Mountains and the Rain Shadow Effect
Mountains act as barriers that block the movement of air masses. When a mountain range stands in the path of moving air, the two sides of that range can end up with very different temperature and precipitation. That difference is the rain shadow effect.
Here is the process step by step:
- On the windward side, warm, moist air is forced to rise up the slope.
- As that air rises, it cools and the moisture condenses, falling as precipitation. This keeps the windward side wet.
- By the time the air crosses over the peak and moves down the leeward side, it has lost most of its moisture.
- The dry, sinking air on the leeward side creates a drier region. This is why a rain shadow is defined as land that becomes drier because a higher elevation area blocks precipitation from reaching it.
The height of the mountain also affects conditions at the top, since temperature and precipitation change with altitude.
Rain shadow effect. Image courtesy of Wikimedia.
As an application of this idea, dry regions such as the area east of the Cascades or the Atacama Desert are often described as rain shadow zones.
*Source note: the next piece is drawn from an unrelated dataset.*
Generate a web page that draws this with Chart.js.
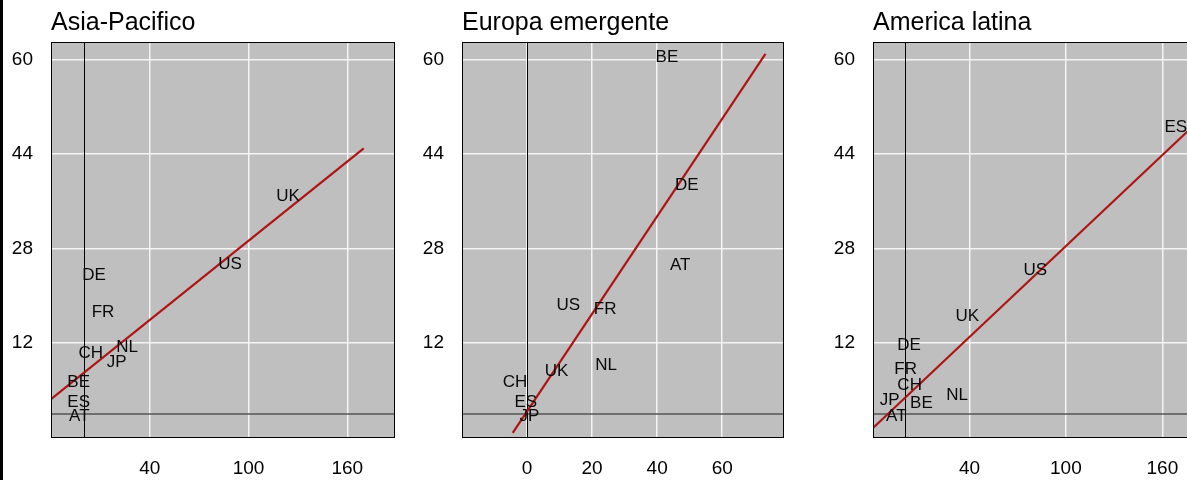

These are real-world examples of the concept, not separate required AP content.
Ocean Temperature and Coastal Climates
Water has a large heat capacity, which means it can absorb and store a lot of heat energy without changing temperature quickly. Because of this, ocean temperature has a strong effect on the climate of nearby land.
- Oceans warm up and cool down more slowly than land, so coastal areas often have milder, more stable temperatures.
- Ocean currents move heat from one region to another. A current carrying warmer water into a coastal region can warm that area's climate, while a current carrying cooler water can keep a coast cooler.
This is why two places at the same latitude can have very different climates depending on the ocean nearby.
How to Use This on the AP Environmental Science Exam
MCQ
Expect questions that show a labeled mountain diagram or ask which side is wet versus dry. Match windward with moist and rising air, and leeward with dry and sinking air. Watch for answer choices that flip the two.
Free Response
If a prompt asks you to describe or explain a rain shadow, name the steps in order: moist air rises on the windward side, cools and drops precipitation, then dry air descends on the leeward side. Use the term "rain shadow" and tie the result to drier land. If the question involves ocean temperature, explain it using water's high heat capacity and the role of currents in moving heat.
Common Trap
A diagram alone is not an explanation. Stating that one side is dry does not earn the point unless you explain why, using the air rising, cooling, losing moisture, and descending.
Common Misconceptions
- Sunlight is the only thing that controls climate. Solar energy sets the stage, but geologic and geographic factors like mountains and ocean temperature shape the actual climate of a region.
- The windward and leeward sides are easy to mix up. The windward side faces the incoming moist air and is wet. The leeward side is behind the mountain and is dry.
- A rain shadow means it never rains. It means the leeward side is drier than the windward side because most moisture already fell, not that precipitation is impossible.
- Oceans heat and cool as fast as land. Water has a high heat capacity, so it changes temperature slowly and tends to moderate the climate of nearby coasts.
- Every dry desert is a rain shadow. Rain shadows are one cause of dry land, but not the only one. Match the term to the situation where a mountain blocks moisture.
Related AP Environmental Science Guides
Vocabulary
The following words are mentioned explicitly in the College Board Course and Exam Description for this topic.Term | Definition |
|---|---|
climate | Long-term patterns of atmospheric conditions, including average temperature and precipitation, over decades or centuries at a specific location. |
elevation | The height of a location above sea level, which affects temperature, precipitation, and climate patterns. |
geographic factors | Physical features of Earth's surface, such as mountains and ocean temperature, that affect weather and climate patterns. |
geography | The physical features and characteristics of Earth's surface, including landforms, water bodies, and their spatial distribution. |
geologic factors | Physical characteristics of Earth's crust and interior, such as rock composition and volcanic activity, that influence weather and climate. |
mountains | High elevation landforms that can block or redirect precipitation and affect local weather and climate patterns. |
ocean temperature | The thermal conditions of ocean water that influence atmospheric temperature, precipitation, and weather patterns. |
precipitation | Water falling from clouds to Earth's surface in the form of rain, snow, sleet, or hail. |
rain shadow | A region of land that receives less precipitation because a higher elevation area blocks moisture-bearing winds from reaching it. |
sun's energy | Solar radiation that drives weather and climate systems on Earth. |
weather | Short-term atmospheric conditions including temperature, precipitation, wind, and humidity at a specific location. |
Frequently Asked Questions
How does Earth's geography affect climate in APES?
Geography affects climate through factors such as mountains, elevation, ocean temperature, and ocean currents. These shape precipitation, temperature, and regional climate patterns.
What is a rain shadow?
A rain shadow is a dry region on the leeward side of a mountain range because the mountain blocks moist air and precipitation from reaching that land.
Which side of a mountain is wet in a rain shadow?
The windward side is usually wetter because moist air rises, cools, condenses, and drops precipitation there.
Why is the leeward side of a mountain dry?
By the time air descends on the leeward side, it has already lost much of its moisture. The sinking air warms and creates drier conditions.
How do oceans affect coastal climate?
Oceans have high heat capacity, so they heat and cool slowly. Ocean temperatures and currents can make nearby coastal climates milder, warmer, or cooler.
How is AP Environmental Science 4.8 tested?
APES 4.8 is often tested with diagrams, maps, or scenarios where you explain how mountains, rain shadows, ocean temperature, or currents affect weather and climate.